Lire : Sahagian, « Victor Serge, l’homme double »




Cet étonnant petit livre – écrit avec style – propose une errance érudite, pleine d’empathie mais résolument iconoclaste dans la vie de l’écrivain et révolutionnaire Victor Serge (1890-1947).

Pour ceux et celles qui s’y intéressent, Victor Serge suscite souvent tant l’admiration que l’agacement. D’un côté, ses récits sont lumineux d’intelligence, et ses analyses politiques affûtées toujours soutenues par une profonde humanité. D’un autre côté, Serge fut un acteur plus que trouble de son époque. Ex-anarchiste individualiste devenu bolchevik de fer, il fut un propagandiste servile de l’Internationale communiste, un scribe de la vérité officielle, et, au bout du compte une victime de la dictature dont il s’était fait le thuriféraire.

Sans cacher la sympathie ni l’embarras que lui inspire le personnage, Jean-Luc Sahagian, s’est penché sur son « itinéraire, ses doutes, son courage, ses mensonges et sa douleur » pour saisir, au-delà de son cas, « toute la schizophrénie d’un temps ». Car comment expliquer que, contrairement à d’autres militants venus soutenir la Révolution russe – Alexandre Berkman, Marcel Body, Armando Borghi, Jules Lepetit, entre autres –, Serge ait délibérément abdiqué son esprit critique pour épouser, parfois sciemment, le mensonge bureaucratique ? Comment a-t-il pu vivre dans cette duplicité de tous les instants, et assimiler à la perfection la novlangue que les maîtres du Kremlin lui faisaient parler ? Jusqu’à quel point cet « homme double » s’est-il mystifié lui-même ?

Relisant ses romans et ses Mémoires, Sahagian explore les zones d’ombres, recoupe les témoignages, interroge les non-dits. Il dévoile les réécritures auxquelles se livre Serge pour lisser son image et donner une cohérence a posteriori à son parcours. Il s’interroge sur ses rapports avec ses compagnes. Il perce la douteuse carapace rhétorique dont l’écrivain se barde lorsqu’il doit justifier l’injustifiable – notamment la liquidation de l’aile gauche de la révolution par Lénine et Trotsky. Il revient enfin sur certaines énigmes historiques, comme la mort mystérieuse de Lepetit, Vergeat et Lefèvre en 1920, probablement assassinés pour qu’ils ne puissent rapporter en France, devant les congrès de la CGT et du PS, un témoignage défavorable sur l’expérience soviétique.

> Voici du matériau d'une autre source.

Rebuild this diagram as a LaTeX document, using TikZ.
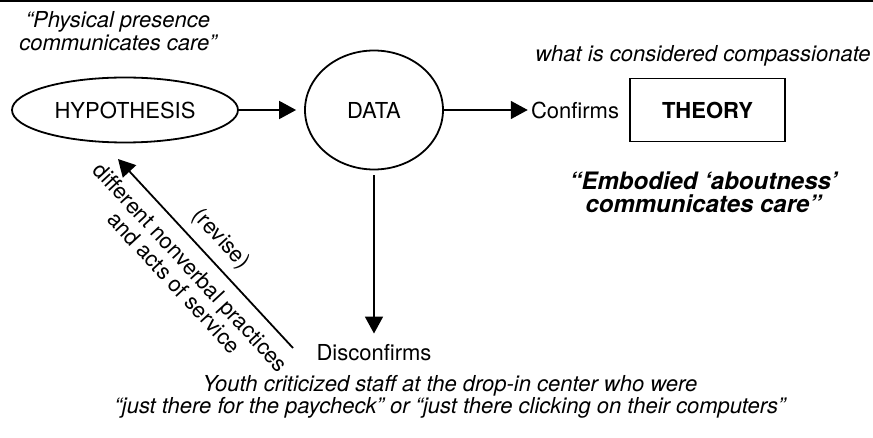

L’un des meilleurs chapitres est la critique de la « communauté agricole » tentée par Serge et quelques communistes français près du lac Ladoga, en 1921. Dans ses Mémoires, Serge attribue l’échec de l’expérience au harcèlement d’un voisinage de moujiks arriérés et xénophobes.

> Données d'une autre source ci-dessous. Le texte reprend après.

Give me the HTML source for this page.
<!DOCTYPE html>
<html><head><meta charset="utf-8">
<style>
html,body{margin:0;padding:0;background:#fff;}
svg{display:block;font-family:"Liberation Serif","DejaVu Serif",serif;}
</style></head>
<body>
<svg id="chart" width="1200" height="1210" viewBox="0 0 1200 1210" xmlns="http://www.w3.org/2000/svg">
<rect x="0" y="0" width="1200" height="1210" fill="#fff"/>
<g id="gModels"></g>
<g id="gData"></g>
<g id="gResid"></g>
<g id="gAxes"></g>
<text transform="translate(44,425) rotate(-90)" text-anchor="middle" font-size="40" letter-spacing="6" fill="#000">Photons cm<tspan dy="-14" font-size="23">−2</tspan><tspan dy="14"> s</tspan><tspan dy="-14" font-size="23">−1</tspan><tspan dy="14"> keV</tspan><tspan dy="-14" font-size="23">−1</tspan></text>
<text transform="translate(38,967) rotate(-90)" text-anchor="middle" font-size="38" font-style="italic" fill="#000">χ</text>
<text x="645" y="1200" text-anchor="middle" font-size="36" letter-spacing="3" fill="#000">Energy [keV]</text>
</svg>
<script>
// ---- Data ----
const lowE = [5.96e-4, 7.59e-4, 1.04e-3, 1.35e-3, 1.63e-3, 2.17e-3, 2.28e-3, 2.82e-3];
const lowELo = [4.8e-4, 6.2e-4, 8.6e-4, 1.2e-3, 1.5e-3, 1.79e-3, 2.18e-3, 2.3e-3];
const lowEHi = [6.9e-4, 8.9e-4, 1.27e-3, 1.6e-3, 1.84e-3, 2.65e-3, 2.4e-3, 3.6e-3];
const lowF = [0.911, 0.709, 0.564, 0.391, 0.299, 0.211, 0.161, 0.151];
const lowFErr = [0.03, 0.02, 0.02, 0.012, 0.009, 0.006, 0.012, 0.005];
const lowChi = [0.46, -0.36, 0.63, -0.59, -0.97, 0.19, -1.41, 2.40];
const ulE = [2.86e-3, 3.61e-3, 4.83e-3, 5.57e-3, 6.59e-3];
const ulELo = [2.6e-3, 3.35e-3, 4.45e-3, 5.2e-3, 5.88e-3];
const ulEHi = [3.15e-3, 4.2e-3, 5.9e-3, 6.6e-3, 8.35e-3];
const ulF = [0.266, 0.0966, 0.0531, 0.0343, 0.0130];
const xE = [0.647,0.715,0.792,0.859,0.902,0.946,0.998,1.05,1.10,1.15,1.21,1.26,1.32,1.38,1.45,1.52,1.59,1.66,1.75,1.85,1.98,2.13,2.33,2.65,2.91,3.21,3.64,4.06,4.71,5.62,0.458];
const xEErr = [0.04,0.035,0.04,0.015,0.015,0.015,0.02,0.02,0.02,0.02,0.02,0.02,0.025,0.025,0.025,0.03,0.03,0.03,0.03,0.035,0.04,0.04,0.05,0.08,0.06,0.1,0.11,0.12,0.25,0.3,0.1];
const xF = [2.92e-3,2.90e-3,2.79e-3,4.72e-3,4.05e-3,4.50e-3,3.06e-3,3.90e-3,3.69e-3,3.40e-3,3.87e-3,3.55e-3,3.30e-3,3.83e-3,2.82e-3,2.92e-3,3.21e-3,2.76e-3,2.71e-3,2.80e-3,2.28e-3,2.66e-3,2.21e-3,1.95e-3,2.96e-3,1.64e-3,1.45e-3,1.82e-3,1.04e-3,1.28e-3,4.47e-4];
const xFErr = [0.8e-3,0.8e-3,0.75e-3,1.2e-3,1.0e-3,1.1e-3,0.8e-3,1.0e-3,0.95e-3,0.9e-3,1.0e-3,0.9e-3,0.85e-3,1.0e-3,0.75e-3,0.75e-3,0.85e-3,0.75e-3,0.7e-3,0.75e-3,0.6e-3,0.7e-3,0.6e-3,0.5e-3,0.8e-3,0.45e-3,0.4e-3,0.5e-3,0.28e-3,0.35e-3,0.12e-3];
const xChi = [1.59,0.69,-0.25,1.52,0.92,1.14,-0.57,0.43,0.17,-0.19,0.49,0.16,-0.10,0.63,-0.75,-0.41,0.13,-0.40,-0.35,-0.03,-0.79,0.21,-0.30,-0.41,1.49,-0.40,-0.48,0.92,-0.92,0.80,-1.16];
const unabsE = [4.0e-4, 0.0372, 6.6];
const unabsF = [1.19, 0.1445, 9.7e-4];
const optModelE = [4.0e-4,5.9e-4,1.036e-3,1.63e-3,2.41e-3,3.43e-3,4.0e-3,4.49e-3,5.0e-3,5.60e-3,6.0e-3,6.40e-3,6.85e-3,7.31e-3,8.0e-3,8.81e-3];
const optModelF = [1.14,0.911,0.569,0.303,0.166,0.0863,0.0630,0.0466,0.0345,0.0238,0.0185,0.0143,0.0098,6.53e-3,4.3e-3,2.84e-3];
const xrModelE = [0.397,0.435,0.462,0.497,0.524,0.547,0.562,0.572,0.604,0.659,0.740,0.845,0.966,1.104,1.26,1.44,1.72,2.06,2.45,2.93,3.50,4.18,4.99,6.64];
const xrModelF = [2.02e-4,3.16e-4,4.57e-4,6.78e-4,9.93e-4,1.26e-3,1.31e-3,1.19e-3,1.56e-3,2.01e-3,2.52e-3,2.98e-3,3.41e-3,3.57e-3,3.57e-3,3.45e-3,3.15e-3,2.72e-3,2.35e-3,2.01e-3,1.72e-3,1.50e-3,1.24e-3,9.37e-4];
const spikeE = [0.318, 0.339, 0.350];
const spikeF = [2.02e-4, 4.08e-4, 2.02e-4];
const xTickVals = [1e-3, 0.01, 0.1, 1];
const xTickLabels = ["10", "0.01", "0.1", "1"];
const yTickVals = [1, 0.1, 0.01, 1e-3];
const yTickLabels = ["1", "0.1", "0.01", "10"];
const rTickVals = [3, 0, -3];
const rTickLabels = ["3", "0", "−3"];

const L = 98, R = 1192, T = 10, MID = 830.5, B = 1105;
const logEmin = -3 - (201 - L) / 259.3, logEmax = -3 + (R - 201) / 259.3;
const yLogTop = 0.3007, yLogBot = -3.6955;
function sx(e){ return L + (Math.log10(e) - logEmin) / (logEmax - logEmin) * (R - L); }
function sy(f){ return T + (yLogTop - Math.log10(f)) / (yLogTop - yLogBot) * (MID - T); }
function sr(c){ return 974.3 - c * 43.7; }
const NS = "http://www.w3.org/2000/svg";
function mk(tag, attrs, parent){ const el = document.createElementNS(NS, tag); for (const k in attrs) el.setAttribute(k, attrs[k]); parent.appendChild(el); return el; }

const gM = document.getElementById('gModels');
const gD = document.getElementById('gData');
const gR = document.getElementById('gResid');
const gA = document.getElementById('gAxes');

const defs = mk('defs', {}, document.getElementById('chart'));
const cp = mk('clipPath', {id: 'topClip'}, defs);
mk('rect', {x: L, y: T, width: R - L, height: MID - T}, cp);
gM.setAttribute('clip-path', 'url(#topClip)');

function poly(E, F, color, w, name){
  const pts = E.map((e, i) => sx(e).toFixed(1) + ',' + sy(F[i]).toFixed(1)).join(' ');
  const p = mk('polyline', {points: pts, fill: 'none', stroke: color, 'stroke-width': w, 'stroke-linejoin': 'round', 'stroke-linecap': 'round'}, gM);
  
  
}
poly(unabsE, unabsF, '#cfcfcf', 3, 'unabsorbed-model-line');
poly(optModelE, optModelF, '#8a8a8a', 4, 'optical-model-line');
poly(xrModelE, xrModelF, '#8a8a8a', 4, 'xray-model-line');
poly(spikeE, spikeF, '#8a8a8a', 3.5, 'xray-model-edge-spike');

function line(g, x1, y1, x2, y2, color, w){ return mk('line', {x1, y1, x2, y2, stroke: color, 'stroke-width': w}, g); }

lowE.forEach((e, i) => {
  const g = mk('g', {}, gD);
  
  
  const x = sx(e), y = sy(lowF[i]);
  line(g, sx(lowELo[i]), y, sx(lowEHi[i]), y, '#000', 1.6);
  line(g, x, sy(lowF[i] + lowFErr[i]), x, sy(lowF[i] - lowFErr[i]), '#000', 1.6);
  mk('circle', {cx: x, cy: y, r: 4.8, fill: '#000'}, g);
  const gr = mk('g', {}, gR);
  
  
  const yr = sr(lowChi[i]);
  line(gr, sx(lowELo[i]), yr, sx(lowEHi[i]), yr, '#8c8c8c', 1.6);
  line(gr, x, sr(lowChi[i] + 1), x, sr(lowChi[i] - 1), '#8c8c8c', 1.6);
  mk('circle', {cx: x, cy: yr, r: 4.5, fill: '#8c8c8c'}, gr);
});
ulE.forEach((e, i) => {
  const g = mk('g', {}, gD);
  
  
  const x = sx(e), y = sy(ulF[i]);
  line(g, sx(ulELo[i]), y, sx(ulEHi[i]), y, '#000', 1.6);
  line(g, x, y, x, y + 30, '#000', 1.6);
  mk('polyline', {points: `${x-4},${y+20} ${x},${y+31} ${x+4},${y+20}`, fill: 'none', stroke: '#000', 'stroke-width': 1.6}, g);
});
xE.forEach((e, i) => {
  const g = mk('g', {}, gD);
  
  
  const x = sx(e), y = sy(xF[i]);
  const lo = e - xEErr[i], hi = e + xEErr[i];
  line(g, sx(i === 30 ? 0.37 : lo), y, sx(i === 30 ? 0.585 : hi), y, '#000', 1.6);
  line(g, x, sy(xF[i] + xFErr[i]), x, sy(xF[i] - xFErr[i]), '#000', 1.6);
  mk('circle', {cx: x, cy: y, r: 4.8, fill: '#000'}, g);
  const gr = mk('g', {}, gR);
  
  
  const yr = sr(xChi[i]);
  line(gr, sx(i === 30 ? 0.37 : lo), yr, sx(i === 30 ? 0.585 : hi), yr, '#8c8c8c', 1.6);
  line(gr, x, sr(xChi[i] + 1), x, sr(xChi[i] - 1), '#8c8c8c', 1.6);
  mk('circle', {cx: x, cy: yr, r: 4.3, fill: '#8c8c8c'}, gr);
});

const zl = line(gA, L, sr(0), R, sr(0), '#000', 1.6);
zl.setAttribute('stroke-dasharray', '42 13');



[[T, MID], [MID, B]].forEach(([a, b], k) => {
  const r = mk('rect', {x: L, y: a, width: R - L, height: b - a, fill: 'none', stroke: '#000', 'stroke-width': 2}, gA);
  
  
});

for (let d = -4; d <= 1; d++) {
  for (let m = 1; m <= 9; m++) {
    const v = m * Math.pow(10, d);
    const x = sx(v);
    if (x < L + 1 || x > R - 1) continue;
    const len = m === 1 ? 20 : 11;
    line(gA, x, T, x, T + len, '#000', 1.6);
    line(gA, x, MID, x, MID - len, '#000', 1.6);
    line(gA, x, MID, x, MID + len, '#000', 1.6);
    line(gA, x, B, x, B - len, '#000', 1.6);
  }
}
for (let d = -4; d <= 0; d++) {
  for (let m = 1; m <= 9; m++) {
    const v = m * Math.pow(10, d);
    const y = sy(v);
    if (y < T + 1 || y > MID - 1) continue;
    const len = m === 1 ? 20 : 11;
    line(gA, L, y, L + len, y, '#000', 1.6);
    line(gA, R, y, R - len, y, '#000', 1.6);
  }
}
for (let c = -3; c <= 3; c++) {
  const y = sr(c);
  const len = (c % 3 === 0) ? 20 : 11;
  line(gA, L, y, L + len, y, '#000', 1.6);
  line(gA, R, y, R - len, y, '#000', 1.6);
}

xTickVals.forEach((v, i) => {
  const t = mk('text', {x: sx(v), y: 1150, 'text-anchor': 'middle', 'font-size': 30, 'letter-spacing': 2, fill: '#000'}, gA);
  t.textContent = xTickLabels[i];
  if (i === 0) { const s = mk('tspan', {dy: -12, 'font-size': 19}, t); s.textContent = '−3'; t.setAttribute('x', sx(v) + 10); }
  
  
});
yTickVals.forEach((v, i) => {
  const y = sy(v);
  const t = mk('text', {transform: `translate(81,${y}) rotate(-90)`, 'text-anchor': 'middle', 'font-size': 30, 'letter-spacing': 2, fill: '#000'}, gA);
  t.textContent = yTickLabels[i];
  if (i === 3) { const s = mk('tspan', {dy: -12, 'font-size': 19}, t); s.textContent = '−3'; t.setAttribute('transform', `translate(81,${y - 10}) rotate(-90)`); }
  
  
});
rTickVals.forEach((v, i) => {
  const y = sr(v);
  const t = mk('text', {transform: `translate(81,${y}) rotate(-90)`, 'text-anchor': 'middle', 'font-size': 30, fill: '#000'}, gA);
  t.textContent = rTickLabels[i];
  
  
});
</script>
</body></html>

S’appuyant sur le témoignage de Marcel Body, Jean-Luc Sahagian montre que la vérité fut toute autre : les paysans de la région, qui avaient fait la révolution et s’étaient battus pour la socialisation des terres, avaient vu d’un très mauvais œil l’arrivée d’un groupe de Français autorisé à accaparer un domaine entier parce qu’ils avaient des amis haut placés dans l’appareil d’État. Imbu de catéchisme marxiste, Victor Serge avait préféré rester aveugle à cette réalité, même au soir de sa vie…

Guillaume Davranche (AL Montreuil)

  • Jean-Luc Sahagian, Victor Serge, l’homme double, Libertalia, 2011, 13 euros.